┌────────

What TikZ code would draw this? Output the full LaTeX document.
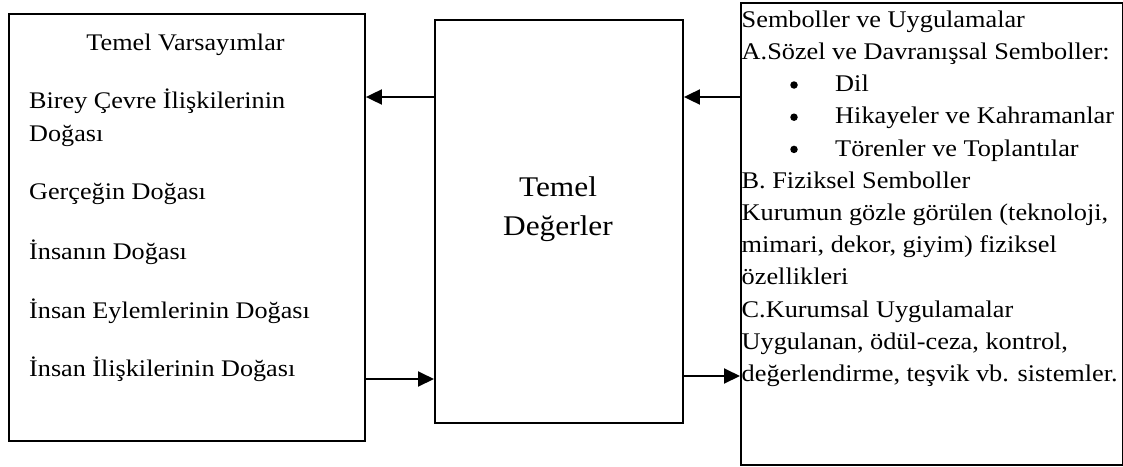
\documentclass[tikz,border=0pt]{standalone}
\usepackage{fontspec}
\setmainfont[FakeStretch=1.1]{Liberation Serif}
\usetikzlibrary{arrows.meta}
\begin{document}
\begin{tikzpicture}[x=1pt,y=-1pt,
 box/.style={draw, line width=1.9pt, inner sep=0pt, anchor=north west},
 arr/.style={line width=1.9pt, -{Triangle[length=16pt,width=15pt]}},
 lt/.style={anchor=base west, inner sep=0pt, font=\fontsize{23.8}{28}\selectfont},
 rt/.style={anchor=base west, inner sep=0pt, font=\fontsize{23.9}{28}\selectfont},
 bul/.style={circle, fill, inner sep=0pt, minimum size=7.5pt},
 mt/.style={anchor=base, inner sep=0pt, font=\fontsize{28.5}{30}\selectfont}
]
\useasboundingbox (0,0) rectangle (1123,466);
\node[box, minimum width=356pt, minimum height=427pt] (L) at (8,13) {};
\node[box, minimum width=248pt, minimum height=403pt] (M) at (434,19) {};
\node[box, minimum width=382pt, minimum height=462pt] (R) at (740,2) {};

% left box
\node[lt, anchor=base] (lt0) at (185.5,50) {Temel Varsayımlar};
\node[lt] (lt1) at (29,108) {Birey Çevre İlişkilerinin};
\node[lt] (lt2) at (29,141.7) {Doğası};
\node[lt] (lt3) at (29,199) {Gerçeğin Doğası};
\node[lt] (lt4) at (29,259) {İnsanın Doğası};
\node[lt] (lt5) at (29,318) {İnsan Eylemlerinin Doğası};
\node[lt] (lt6) at (29,376.7) {İnsan İlişkilerinin Doğası};

% middle box
\node[mt] (m1) at (558,196.7) {Temel};
\node[mt] (m2) at (558,235) {Değerler};

% right box
\node[rt] (r0) at (741.5,27.3) {Semboller ve Uygulamalar};
\node[rt] (r1) at (741.5,59.5) {A.Sözel ve Davranışsal Semboller:};
\node[bul] (b2) at (794,85) {};
\node[rt] (r2) at (835,91.7) {Dil};
\node[bul] (b3) at (794,117.2) {};
\node[rt] (r3) at (835,123.9) {Hikayeler ve Kahramanlar};
\node[bul] (b4) at (794,149.4) {};
\node[rt] (r4) at (835,156.1) {Törenler ve Toplantılar};
\node[rt] (r5) at (741.5,188.3) {B. Fiziksel Semboller};
\node[rt] (r6) at (741.5,220.5) {Kurumun gözle görülen (teknoloji,};
\node[rt] (r7) at (741.5,252.7) {mimari, dekor, giyim) fiziksel};
\node[rt] (r8) at (741.5,284.9) {özellikleri};
\node[rt] (r9) at (741.5,317.1) {C.Kurumsal Uygulamalar};
\node[rt] (r10) at (741.5,349.3) {Uygulanan, ödül-ceza, kontrol,};
\node[rt] (r11) at (741.5,381.5) {değerlendirme, teşvik vb. sistemler.};

% arrows
\draw[arr] (M.west |- 0,97) -- (L.east |- 0,97);
\draw[arr] (R.west |- 0,97) -- (M.east |- 0,97);
\draw[arr] (L.east |- 0,379) -- (M.west |- 0,379);
\draw[arr] (M.east |- 0,376) -- (R.west |- 0,376);
\end{tikzpicture}
\end{document}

└────────

> [Exercise objective]: Take the lines from the start of the material to the line with "(m2) at (558,235)", both included, and transcribe them exactly without the pictures.

> [Right answer]:
What TikZ code would draw this? Output the full LaTeX document.
\documentclass[tikz,border=0pt]{standalone}
\usepackage{fontspec}
\setmainfont[FakeStretch=1.1]{Liberation Serif}
\usetikzlibrary{arrows.meta}
\begin{document}
\begin{tikzpicture}[x=1pt,y=-1pt,
 box/.style={draw, line width=1.9pt, inner sep=0pt, anchor=north west},
 arr/.style={line width=1.9pt, -{Triangle[length=16pt,width=15pt]}},
 lt/.style={anchor=base west, inner sep=0pt, font=\fontsize{23.8}{28}\selectfont},
 rt/.style={anchor=base west, inner sep=0pt, font=\fontsize{23.9}{28}\selectfont},
 bul/.style={circle, fill, inner sep=0pt, minimum size=7.5pt},
 mt/.style={anchor=base, inner sep=0pt, font=\fontsize{28.5}{30}\selectfont}
]
\useasboundingbox (0,0) rectangle (1123,466);
\node[box, minimum width=356pt, minimum height=427pt] (L) at (8,13) {};
\node[box, minimum width=248pt, minimum height=403pt] (M) at (434,19) {};
\node[box, minimum width=382pt, minimum height=462pt] (R) at (740,2) {};

% left box
\node[lt, anchor=base] (lt0) at (185.5,50) {Temel Varsayımlar};
\node[lt] (lt1) at (29,108) {Birey Çevre İlişkilerinin};
\node[lt] (lt2) at (29,141.7) {Doğası};
\node[lt] (lt3) at (29,199) {Gerçeğin Doğası};
\node[lt] (lt4) at (29,259) {İnsanın Doğası};
\node[lt] (lt5) at (29,318) {İnsan Eylemlerinin Doğası};
\node[lt] (lt6) at (29,376.7) {İnsan İlişkilerinin Doğası};

% middle box
\node[mt] (m1) at (558,196.7) {Temel};
\node[mt] (m2) at (558,235) {Değerler};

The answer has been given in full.